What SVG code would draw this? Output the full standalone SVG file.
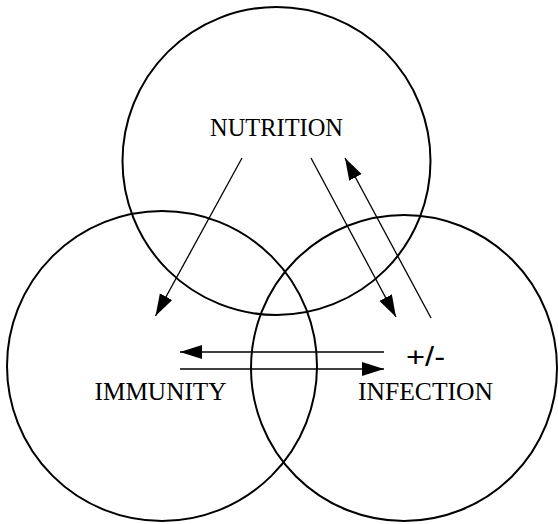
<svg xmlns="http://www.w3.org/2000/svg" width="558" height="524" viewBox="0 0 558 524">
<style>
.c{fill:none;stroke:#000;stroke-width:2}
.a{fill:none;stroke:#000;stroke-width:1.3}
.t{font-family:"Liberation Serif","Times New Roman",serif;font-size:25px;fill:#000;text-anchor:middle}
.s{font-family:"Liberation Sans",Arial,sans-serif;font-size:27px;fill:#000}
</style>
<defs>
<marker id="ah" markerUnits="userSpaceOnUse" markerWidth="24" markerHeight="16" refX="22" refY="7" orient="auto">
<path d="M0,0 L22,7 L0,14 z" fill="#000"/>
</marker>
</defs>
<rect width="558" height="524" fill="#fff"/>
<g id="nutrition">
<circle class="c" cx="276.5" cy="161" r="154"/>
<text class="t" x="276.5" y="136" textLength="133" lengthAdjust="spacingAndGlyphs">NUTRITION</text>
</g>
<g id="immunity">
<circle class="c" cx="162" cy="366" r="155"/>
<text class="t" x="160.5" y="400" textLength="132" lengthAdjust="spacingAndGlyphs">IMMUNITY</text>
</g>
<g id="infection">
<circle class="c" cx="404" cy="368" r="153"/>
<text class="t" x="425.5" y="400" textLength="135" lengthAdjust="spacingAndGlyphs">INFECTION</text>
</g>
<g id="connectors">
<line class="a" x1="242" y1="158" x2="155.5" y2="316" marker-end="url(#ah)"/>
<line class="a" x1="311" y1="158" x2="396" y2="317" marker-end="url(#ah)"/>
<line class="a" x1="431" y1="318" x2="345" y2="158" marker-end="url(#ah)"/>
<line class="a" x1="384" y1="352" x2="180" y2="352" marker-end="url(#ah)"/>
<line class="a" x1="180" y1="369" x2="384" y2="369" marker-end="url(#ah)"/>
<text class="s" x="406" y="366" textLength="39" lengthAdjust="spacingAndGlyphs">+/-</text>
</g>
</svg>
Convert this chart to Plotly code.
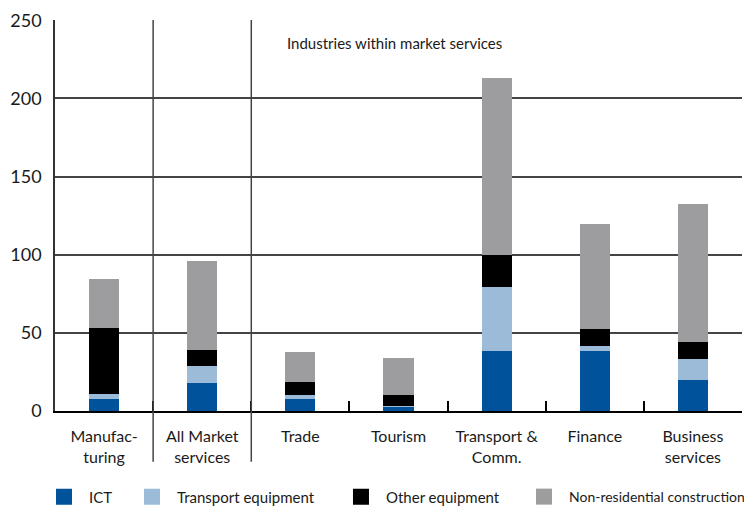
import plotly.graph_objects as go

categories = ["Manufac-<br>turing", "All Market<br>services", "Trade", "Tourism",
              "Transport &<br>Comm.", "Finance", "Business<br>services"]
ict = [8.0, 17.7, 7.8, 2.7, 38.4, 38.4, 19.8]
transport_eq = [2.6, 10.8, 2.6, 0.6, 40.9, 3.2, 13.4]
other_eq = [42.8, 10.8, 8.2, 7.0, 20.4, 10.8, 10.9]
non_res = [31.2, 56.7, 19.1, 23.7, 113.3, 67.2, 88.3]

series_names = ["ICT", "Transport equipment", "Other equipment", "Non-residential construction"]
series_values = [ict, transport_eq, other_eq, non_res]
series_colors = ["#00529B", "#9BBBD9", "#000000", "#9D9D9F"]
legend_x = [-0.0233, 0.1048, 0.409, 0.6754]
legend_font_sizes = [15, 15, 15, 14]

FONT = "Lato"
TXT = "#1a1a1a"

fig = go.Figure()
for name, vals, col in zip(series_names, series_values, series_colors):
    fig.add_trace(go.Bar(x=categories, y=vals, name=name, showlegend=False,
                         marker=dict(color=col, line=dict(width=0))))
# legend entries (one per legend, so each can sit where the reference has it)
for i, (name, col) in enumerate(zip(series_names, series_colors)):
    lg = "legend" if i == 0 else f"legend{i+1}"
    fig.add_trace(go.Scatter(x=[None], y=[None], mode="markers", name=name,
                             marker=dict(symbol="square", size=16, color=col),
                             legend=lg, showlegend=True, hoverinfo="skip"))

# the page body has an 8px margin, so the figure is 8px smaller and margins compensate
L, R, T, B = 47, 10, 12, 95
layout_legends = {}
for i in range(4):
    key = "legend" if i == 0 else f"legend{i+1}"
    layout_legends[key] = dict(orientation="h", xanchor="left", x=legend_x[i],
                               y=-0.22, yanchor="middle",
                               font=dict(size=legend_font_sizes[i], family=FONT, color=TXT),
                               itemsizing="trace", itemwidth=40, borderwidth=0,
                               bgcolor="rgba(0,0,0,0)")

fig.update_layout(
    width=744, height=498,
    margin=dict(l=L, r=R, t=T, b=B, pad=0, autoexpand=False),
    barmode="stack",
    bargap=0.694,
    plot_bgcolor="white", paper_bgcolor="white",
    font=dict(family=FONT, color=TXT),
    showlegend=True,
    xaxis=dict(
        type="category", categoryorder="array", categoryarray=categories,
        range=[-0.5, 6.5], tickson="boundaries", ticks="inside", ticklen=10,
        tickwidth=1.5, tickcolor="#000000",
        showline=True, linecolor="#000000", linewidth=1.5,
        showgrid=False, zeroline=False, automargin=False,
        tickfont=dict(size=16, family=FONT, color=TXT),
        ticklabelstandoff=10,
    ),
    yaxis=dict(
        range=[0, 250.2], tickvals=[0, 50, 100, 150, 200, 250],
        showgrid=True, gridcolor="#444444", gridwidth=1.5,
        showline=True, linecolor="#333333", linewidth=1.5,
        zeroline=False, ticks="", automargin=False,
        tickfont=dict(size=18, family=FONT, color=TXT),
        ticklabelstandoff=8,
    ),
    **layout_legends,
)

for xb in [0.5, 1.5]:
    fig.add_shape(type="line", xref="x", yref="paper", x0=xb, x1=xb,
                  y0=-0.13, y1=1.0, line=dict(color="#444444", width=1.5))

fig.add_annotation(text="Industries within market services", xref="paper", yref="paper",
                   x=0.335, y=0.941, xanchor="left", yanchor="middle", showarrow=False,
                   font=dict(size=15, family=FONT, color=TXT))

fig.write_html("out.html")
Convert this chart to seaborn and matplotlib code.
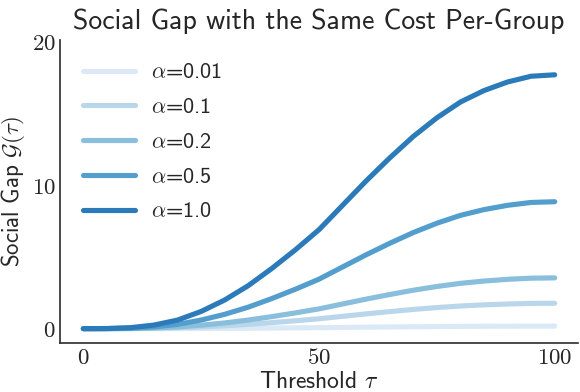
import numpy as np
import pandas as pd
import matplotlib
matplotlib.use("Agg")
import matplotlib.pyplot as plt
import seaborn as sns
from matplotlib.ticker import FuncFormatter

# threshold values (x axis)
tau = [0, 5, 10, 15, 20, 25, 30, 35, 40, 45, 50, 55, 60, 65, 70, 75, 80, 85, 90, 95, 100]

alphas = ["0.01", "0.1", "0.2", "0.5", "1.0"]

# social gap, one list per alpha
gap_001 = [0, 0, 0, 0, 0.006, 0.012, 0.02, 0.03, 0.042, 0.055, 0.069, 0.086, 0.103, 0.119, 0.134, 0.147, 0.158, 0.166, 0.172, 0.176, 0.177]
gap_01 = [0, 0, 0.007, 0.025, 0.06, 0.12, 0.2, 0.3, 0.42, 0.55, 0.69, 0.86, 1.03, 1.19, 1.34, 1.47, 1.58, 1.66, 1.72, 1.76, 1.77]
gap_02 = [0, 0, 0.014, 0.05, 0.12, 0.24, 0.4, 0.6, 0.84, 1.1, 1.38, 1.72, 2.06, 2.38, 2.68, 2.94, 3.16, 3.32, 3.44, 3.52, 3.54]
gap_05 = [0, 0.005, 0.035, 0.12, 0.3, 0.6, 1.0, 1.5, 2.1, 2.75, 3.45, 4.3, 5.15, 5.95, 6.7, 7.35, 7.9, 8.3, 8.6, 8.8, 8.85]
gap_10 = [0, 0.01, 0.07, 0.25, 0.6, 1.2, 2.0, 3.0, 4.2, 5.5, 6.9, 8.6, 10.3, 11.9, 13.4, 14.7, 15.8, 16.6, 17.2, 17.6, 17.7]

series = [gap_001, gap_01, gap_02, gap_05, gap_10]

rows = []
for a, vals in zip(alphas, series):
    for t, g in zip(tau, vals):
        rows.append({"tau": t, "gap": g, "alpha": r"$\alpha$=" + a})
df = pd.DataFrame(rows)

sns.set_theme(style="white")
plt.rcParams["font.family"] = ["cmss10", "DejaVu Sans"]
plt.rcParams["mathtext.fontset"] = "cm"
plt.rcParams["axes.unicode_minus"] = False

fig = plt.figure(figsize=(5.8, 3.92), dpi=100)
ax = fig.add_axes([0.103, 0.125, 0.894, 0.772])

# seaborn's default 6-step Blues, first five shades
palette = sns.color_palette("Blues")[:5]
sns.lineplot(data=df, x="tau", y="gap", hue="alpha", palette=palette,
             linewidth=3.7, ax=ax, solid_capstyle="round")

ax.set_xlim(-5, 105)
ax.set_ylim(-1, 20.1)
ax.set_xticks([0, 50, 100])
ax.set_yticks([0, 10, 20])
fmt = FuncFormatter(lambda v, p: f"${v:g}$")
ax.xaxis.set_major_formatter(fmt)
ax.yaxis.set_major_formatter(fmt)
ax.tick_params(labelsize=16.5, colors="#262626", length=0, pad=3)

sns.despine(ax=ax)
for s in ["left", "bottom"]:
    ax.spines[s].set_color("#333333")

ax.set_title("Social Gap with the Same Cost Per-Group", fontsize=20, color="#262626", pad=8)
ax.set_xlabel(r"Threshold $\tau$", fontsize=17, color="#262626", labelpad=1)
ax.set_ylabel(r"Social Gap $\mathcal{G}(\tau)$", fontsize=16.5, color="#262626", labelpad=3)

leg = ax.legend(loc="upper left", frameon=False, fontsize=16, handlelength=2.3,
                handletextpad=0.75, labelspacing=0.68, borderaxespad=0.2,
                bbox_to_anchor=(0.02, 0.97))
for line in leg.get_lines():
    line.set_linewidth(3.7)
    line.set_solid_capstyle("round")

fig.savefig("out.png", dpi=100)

_ _ _ _ _

- What you have to do
Only the lines from "Convert this chart to Plotly code." through "import plotly.graph_objects as go" should appear in your output, copied exactly with both end lines, and with no pictures.

- Exercise solution
Convert this chart to Plotly code.
import plotly.graph_objects as go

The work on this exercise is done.